Source data
**********
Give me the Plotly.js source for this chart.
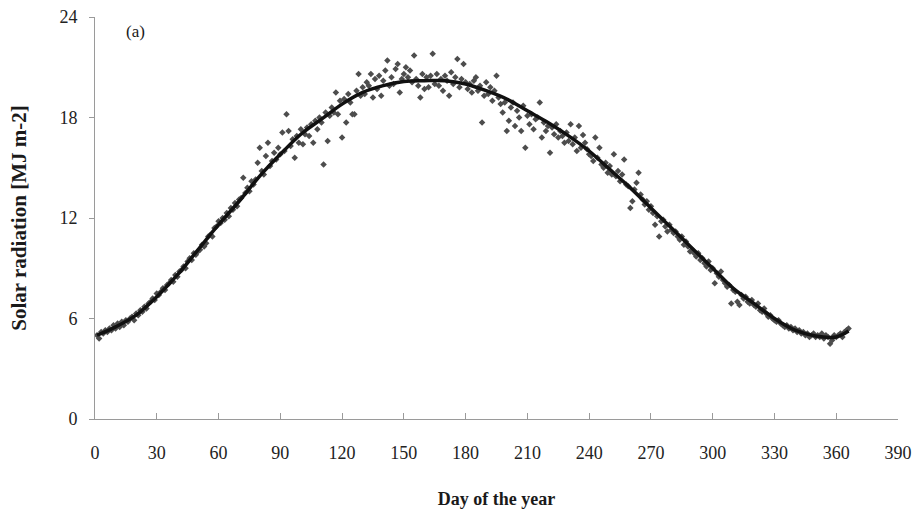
<!DOCTYPE html>
<html>
<head>
<meta charset="utf-8">
<script src="https://cdn.plot.ly/plotly-3.0.1.min.js"></script>
<style>
  html, body { margin: 0; padding: 0; background: #ffffff; }
  #chart { width: 915px; height: 518px; }
</style>
</head>
<body>
<div id="chart"></div>
<script>
// Daily measured solar radiation (MJ m-2), day 1 .. 366
const dailyRadiation = [
  5.0, 4.8, 5.2, 5.1, 5.3, 5.2, 5.4, 5.3, 5.6, 5.4,
  5.7, 5.5, 5.8, 5.6, 5.9, 5.8, 6.0, 6.1, 5.9, 6.3,
  6.2, 6.5, 6.4, 6.7, 6.6, 6.9, 7.0, 7.2, 7.1, 7.5,
  7.4, 7.6, 7.8, 7.7, 8.0, 8.1, 8.3, 8.2, 8.6, 8.5,
  8.8, 8.9, 9.1, 9.0, 9.4, 9.6, 9.5, 9.9, 9.8, 10.0,
  10.1, 10.4, 10.3, 10.5, 10.9, 11.0, 10.9, 11.4, 11.5, 11.8,
  11.7, 12.0, 11.9, 12.3, 12.1, 12.6, 12.5, 12.9, 12.7, 13.1,
  13.2, 14.4, 13.5, 13.8, 13.6, 14.2, 14.0, 14.3, 15.3, 16.2,
  14.8, 14.6, 15.7, 16.5, 15.1, 15.4, 15.9, 15.5, 16.2, 15.8,
  17.1, 16.0, 18.2, 17.2, 16.3, 16.7, 15.6, 16.9, 16.5, 17.3,
  16.4, 17.0, 17.4, 16.9, 17.6, 16.5, 17.8, 17.3, 18.0, 17.7,
  15.2, 18.3, 16.6, 18.1, 18.6, 18.3, 19.5, 18.2, 19.0, 16.8,
  19.1, 17.7, 19.4, 18.9, 18.2, 18.2, 19.6, 20.6, 19.3, 19.8,
  19.4, 20.1, 19.9, 20.6, 19.2, 20.3, 19.7, 20.5, 19.3, 20.2,
  20.8, 21.4, 19.9, 20.4, 20.0, 20.9, 21.2, 19.5, 20.3, 20.6,
  21.0, 20.4, 20.8, 20.1, 21.7, 20.3, 19.9, 19.2, 20.6, 19.7,
  20.4, 19.8, 20.5, 21.8, 20.0, 20.6, 19.9, 20.3, 19.6, 20.5,
  20.2, 19.3, 20.7, 20.0, 20.4, 21.5, 19.8, 20.3, 21.2, 20.1,
  19.7, 20.0, 19.5, 20.2, 20.4, 19.6, 19.9, 17.7, 19.3, 20.1,
  19.4, 19.8, 19.0, 19.6, 20.5, 19.2, 18.8, 18.3, 18.9, 17.2,
  17.8, 18.6, 18.9, 17.5, 18.4, 18.0, 17.2, 18.7, 16.2, 18.1,
  17.6, 18.2, 17.3, 17.9, 18.0, 18.9, 16.8, 17.7, 17.2, 17.5,
  15.9, 17.4, 17.0, 17.6, 16.8, 17.2, 16.9, 16.5, 17.1, 16.6,
  17.6, 16.4, 16.8, 16.0, 17.5, 16.2, 16.95, 16.5, 16.1, 15.8,
  15.7, 15.4, 16.8, 15.6, 16.2, 15.2, 15.0, 15.3, 14.7, 15.1,
  14.6, 15.8, 14.5, 14.8, 14.2, 14.6, 15.5, 14.0, 13.9, 12.6,
  13.0, 13.7, 14.1, 14.7, 13.4, 13.1, 12.8, 13.0, 12.5, 12.7,
  12.3, 11.6, 12.1, 10.9, 11.8, 11.9, 11.5, 11.2, 11.6, 11.3,
  11.1, 11.2, 10.9, 10.7, 10.9, 10.4, 10.6, 10.3, 10.0, 10.1,
  9.9, 9.7, 9.9, 9.5, 9.6, 9.3, 9.1, 9.4, 8.9, 9.0,
  8.1, 8.7, 8.5, 8.8, 8.3, 8.1, 7.9, 8.0, 6.9, 7.7,
  7.6, 7.0, 6.8, 7.4, 7.2, 7.3, 7.0, 6.9, 7.1, 6.8,
  6.7, 6.9, 6.5, 6.4, 6.6, 6.3, 6.1, 6.2, 6.0, 5.9,
  5.8, 5.9, 5.7, 5.6, 5.5, 5.6, 5.4, 5.5, 5.3, 5.4,
  5.2, 5.3, 5.1, 5.2, 5.0, 5.1, 4.9, 5.0, 5.1, 4.9,
  5.0, 4.9, 5.1, 4.8, 5.0, 4.9, 4.5, 4.7, 5.0, 4.9,
  5.0, 5.1, 4.9, 5.2, 5.3, 5.4
];
const days = dailyRadiation.map((_, i) => i + 1);

// Fitted seasonal curve, sampled along the year
const fitDays = [1, 10, 20, 30, 40, 50, 60, 70, 80, 90, 100, 110, 120, 130, 140, 150,
  160, 170, 180, 190, 200, 210, 220, 230, 240, 250, 260, 270, 280, 290, 300, 310,
  320, 330, 340, 350, 360, 366];
const fitValues = [5.0, 5.5, 6.2, 7.3, 8.6, 10.1, 11.6, 13.0, 14.5, 15.8, 17.0, 17.9, 18.8,
  19.5, 19.9, 20.15, 20.2, 20.2, 20.0, 19.6, 19.1, 18.4, 17.7, 16.9, 16.0, 14.9, 13.8,
  12.6, 11.4, 10.2, 9.0, 7.8, 6.9, 6.0, 5.3, 4.95, 4.9, 5.25];

const xTicks = [0, 30, 60, 90, 120, 150, 180, 210, 240, 270, 300, 330, 360, 390];
const yTicks = [0, 6, 12, 18, 24];

const serif = 'Liberation Serif, Times New Roman, serif';

const traces = [
  {
    x: days, y: dailyRadiation, type: 'scatter', mode: 'markers',
    marker: { symbol: 'diamond', size: 5, color: '#4d4d4d' },
    showlegend: false, hoverinfo: 'x+y'
  },
  {
    x: fitDays, y: fitValues, type: 'scatter', mode: 'lines',
    line: { color: '#111111', width: 3.5, shape: 'spline', smoothing: 1 },
    showlegend: false, hoverinfo: 'skip'
  }
];

const layout = {
  width: 915, height: 518,
  margin: { l: 95, r: 17, t: 17, b: 99 },
  paper_bgcolor: '#ffffff', plot_bgcolor: '#ffffff',
  font: { family: serif, color: '#1a1a1a', size: 17 },
  xaxis: {
    range: [0, 390], tickvals: xTicks, ticktext: xTicks.map(String),
    showgrid: false, zeroline: false,
    showline: true, linecolor: '#9a9a9a', linewidth: 1,
    ticks: 'inside', ticklen: 6, tickcolor: '#9a9a9a',
    ticklabelstandoff: 17,
    tickfont: { family: serif, size: 18, color: '#222' },
    title: { text: '<b>Day of the year</b>', font: { family: serif, size: 18, color: '#1a1a1a' }, standoff: 30 },
    automargin: false
  },
  yaxis: {
    range: [0, 24], tickvals: yTicks, ticktext: yTicks.map(String),
    showgrid: false, zeroline: false,
    showline: true, linecolor: '#9a9a9a', linewidth: 1,
    ticks: 'outside', ticklen: 5, tickcolor: '#9a9a9a',
    ticklabelstandoff: 8,
    tickfont: { family: serif, size: 18, color: '#222' },
    title: { text: '<b>Solar radiation [MJ m-2]</b>', font: { family: serif, size: 21, color: '#1a1a1a' }, standoff: 27 },
    automargin: false
  },
  annotations: [
    {
      text: '(a)', xref: 'paper', yref: 'paper', x: 0.036, y: 0.965,
      xanchor: 'left', yanchor: 'middle', showarrow: false,
      font: { family: serif, size: 17, color: '#1a1a1a' }
    }
  ]
};

Plotly.newPlot('chart', traces, layout, { displayModeBar: false, staticPlot: true });
</script>
</body>
</html>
**********
Tally how many lines of the material contain the word "chart". The answer must be the number and nothing else.

4